DATA ROWS:
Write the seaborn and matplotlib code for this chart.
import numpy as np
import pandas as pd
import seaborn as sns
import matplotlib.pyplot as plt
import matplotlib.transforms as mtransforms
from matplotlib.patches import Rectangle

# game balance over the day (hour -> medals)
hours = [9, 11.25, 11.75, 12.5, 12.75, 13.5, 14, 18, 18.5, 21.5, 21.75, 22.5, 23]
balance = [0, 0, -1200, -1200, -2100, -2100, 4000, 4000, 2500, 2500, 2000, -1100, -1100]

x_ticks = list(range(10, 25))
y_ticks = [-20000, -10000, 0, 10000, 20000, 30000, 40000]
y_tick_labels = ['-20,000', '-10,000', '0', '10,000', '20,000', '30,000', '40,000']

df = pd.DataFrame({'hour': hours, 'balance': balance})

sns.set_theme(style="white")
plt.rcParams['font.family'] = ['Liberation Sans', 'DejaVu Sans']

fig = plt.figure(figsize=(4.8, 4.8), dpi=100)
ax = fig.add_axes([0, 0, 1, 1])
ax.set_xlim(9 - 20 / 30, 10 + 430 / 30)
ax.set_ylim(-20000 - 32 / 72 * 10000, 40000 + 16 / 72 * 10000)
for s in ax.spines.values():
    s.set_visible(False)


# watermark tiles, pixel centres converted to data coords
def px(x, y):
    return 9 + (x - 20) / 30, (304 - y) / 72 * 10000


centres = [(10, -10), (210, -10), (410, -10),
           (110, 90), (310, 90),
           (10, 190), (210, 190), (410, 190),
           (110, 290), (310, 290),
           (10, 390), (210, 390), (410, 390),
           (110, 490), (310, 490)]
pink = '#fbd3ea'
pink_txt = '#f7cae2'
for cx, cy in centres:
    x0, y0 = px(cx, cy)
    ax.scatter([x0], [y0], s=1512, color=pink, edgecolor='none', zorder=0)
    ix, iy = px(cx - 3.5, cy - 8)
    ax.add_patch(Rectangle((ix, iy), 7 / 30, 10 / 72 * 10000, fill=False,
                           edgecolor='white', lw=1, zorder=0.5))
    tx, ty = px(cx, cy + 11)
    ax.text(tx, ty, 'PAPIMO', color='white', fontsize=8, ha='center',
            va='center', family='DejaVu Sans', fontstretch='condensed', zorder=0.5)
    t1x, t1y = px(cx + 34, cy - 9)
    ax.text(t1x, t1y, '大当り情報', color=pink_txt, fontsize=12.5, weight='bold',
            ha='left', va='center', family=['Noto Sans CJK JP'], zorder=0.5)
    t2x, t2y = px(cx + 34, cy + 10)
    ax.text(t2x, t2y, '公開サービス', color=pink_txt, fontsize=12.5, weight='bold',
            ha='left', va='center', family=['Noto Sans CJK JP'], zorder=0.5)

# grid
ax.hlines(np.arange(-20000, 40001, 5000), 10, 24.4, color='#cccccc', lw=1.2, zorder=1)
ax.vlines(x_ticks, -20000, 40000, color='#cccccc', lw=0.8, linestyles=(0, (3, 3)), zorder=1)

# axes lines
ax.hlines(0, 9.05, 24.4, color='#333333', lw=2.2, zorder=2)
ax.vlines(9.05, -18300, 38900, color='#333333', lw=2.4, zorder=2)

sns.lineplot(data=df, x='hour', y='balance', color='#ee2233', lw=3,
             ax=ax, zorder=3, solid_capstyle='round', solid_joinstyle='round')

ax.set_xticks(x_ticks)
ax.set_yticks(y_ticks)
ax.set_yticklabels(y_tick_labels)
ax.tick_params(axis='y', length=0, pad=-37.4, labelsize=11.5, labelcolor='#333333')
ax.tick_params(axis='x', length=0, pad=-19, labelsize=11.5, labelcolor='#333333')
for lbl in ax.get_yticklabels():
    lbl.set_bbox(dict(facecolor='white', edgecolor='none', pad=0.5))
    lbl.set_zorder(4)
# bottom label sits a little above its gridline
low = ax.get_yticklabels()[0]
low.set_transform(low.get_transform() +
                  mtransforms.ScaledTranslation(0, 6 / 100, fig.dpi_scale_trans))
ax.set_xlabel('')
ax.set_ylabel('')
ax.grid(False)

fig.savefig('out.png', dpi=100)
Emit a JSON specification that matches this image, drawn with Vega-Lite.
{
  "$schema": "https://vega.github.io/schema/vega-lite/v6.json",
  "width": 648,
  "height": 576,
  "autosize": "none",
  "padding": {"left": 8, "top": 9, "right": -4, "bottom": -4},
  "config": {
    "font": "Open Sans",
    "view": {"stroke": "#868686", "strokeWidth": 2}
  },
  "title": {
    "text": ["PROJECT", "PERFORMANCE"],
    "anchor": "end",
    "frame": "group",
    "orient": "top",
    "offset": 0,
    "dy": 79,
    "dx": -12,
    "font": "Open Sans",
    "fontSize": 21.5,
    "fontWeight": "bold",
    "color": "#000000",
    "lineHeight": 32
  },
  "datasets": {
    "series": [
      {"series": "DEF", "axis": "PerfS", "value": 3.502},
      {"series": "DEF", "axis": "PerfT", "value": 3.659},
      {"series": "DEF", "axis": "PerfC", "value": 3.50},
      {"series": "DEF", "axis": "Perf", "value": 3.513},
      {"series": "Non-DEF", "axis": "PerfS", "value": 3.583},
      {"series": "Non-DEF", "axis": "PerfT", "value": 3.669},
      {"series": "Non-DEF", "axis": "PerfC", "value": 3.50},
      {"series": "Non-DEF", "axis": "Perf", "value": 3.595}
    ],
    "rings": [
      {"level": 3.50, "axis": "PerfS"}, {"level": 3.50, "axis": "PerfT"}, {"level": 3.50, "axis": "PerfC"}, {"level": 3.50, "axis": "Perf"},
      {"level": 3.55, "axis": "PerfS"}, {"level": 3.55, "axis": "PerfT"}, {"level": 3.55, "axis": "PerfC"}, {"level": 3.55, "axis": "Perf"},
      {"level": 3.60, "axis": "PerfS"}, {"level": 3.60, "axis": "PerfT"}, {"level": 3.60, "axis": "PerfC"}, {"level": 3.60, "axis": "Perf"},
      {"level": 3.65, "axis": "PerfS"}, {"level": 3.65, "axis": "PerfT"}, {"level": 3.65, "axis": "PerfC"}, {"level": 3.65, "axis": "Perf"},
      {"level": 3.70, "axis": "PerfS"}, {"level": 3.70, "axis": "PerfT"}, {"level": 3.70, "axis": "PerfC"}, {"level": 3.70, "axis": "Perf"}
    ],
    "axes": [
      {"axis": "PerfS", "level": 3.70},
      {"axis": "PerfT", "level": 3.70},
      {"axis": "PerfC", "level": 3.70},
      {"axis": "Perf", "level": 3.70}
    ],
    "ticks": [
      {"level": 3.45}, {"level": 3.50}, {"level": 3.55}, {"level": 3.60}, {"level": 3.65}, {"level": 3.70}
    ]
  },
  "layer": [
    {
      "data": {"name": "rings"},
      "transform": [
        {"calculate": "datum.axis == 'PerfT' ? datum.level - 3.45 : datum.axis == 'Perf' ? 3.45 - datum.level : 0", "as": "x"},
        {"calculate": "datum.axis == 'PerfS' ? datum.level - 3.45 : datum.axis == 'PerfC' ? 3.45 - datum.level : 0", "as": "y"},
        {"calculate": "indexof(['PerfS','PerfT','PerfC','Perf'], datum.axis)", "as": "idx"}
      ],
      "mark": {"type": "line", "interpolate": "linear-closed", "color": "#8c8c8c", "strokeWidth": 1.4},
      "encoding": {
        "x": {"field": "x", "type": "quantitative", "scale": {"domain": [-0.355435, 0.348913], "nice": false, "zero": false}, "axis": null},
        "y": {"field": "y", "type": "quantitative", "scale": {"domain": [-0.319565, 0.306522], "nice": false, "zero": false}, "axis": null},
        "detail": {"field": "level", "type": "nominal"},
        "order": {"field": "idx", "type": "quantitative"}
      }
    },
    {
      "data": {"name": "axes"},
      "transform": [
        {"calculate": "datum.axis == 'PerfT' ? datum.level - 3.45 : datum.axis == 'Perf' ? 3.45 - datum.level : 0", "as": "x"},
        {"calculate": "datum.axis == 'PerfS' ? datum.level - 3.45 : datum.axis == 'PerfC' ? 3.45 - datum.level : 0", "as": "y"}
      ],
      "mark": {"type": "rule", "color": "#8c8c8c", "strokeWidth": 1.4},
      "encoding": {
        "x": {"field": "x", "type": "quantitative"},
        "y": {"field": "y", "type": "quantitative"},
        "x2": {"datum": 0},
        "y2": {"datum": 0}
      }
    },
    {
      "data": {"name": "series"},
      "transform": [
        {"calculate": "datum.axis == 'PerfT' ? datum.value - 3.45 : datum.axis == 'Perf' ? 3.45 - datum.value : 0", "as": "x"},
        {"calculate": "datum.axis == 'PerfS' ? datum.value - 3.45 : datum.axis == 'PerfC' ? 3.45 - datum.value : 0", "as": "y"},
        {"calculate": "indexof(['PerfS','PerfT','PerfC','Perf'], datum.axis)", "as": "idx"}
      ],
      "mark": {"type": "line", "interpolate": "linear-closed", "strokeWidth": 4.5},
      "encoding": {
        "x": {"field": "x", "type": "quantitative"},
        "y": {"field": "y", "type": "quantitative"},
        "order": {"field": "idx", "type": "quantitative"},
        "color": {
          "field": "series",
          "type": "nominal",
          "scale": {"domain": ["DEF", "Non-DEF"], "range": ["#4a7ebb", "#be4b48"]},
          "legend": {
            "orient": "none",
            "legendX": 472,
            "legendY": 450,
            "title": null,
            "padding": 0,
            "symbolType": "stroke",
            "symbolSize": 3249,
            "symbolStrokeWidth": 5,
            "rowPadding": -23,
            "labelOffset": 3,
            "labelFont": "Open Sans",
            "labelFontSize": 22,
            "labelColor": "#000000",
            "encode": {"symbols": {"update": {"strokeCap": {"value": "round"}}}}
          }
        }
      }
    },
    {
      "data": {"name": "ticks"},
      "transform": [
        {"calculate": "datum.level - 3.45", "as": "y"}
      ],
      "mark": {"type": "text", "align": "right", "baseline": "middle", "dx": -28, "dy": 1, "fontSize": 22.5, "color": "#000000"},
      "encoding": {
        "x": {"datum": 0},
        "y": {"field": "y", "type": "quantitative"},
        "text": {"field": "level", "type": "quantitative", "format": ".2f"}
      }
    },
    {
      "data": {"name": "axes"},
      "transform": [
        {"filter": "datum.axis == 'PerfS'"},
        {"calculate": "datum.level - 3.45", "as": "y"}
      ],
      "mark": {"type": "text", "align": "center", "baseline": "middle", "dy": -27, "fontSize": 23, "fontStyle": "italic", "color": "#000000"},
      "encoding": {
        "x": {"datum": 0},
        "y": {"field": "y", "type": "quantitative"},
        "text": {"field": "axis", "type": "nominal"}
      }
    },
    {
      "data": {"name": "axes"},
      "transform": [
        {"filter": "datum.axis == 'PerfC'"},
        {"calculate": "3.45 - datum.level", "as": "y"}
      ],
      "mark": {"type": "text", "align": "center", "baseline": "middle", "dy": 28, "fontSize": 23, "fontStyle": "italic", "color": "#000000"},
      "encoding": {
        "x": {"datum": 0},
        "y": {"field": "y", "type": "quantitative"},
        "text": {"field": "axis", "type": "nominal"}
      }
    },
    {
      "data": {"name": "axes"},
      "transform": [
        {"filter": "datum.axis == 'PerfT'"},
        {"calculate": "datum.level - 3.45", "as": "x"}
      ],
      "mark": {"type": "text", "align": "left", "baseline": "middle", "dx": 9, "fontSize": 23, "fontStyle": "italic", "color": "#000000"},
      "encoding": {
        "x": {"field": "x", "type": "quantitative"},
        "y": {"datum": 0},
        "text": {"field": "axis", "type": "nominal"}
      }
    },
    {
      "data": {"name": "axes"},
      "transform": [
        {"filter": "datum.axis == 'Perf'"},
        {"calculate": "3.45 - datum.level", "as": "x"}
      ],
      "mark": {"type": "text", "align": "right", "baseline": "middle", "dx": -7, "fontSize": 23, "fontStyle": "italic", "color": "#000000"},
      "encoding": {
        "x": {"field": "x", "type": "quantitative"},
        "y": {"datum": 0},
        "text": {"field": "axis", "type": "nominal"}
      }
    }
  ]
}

WHAT IS NEEDED: Your task is to collect every line above that contains the word "seaborn".

RESULT BELOW:
Write the seaborn and matplotlib code for this chart.
import seaborn as sns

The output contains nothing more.